Ranged on the other side of the Greenwich council contingent were seats and place names for individuals, pressure groups and the Salvation Army, invited because of their stated concerns about Las Vegas being dumped on Greenwich.

There have been own goals, cover-ups and incompetence in this government-led regeneration project. But none of it has stirred much interest in the British public

Yet all the seats were empty, save for one occupied by a nice but not exactly strident representative of an east London research body.

It was down to this lady to represent the sum total of opposition that had brought such vitriol against the government, casino operators and councils that were advocating casinos in their back yards.

It would have been less lonely had the panel chosen to seat the Rev Malcolm Torry next to her. He was the Greenwich chaplain whose objection to the way Greenwich’s casino partners had written up the views of multi-faith groups led to fairly hysterical accusations of fabrication and foul play.

As a reflection of the confused and slightly shambolic process, Torry ended up seated amid the pro-casino party, sandwiched between Scott and the chamber of commerce.

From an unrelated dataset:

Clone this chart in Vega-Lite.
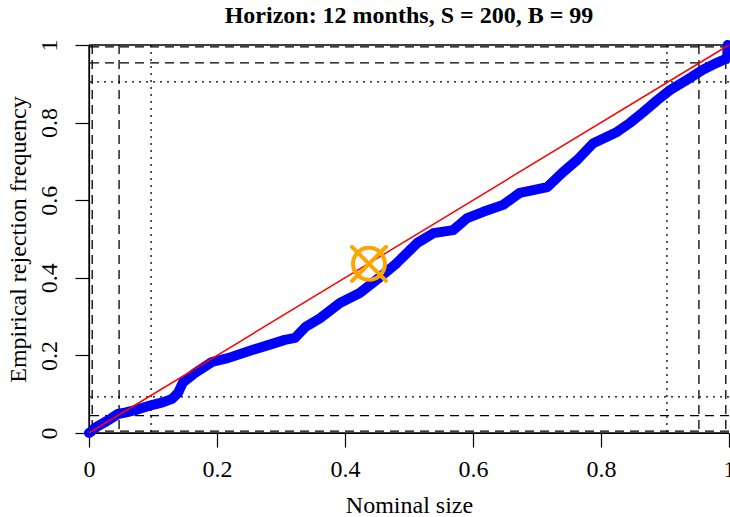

Looking a little uncomfortable in his surroundings, it was little surprise that Torry shaped his concerns in guarded, almost apologetic tones.

The panel was expecting to encounter similarly muted levels of opposition at other hearings. In Glasgow, a 70-year-old Kirk elder addressed the panel. He was the only person to write to the panel objecting to Glasgow’s casino plans, albeit representing his local church. A university professor was the sole voice of dissent at Cardiff’s hearing.

Scott reflected the puzzlement of many when he explained the gap between the perceived reaction of the public and the attendance at public consultation meetings in Greenwich.

“I don’t think there was … a feeling there was nothing people could do about it. There were 30 or 40 people at each meeting and it’s hard to know why those who didn’t come didn’t come,” he told the panel.

“It’s like being a theatre manager with a slide show.”

There have been plenty of own goals, cover-ups and sheer incompetence in this government-led regeneration project to keep its critics occupied for several months. But even though several hundred people gave up an entire working day to pass collective judgment on this spectacle, none of it has stirred much interest in the British public.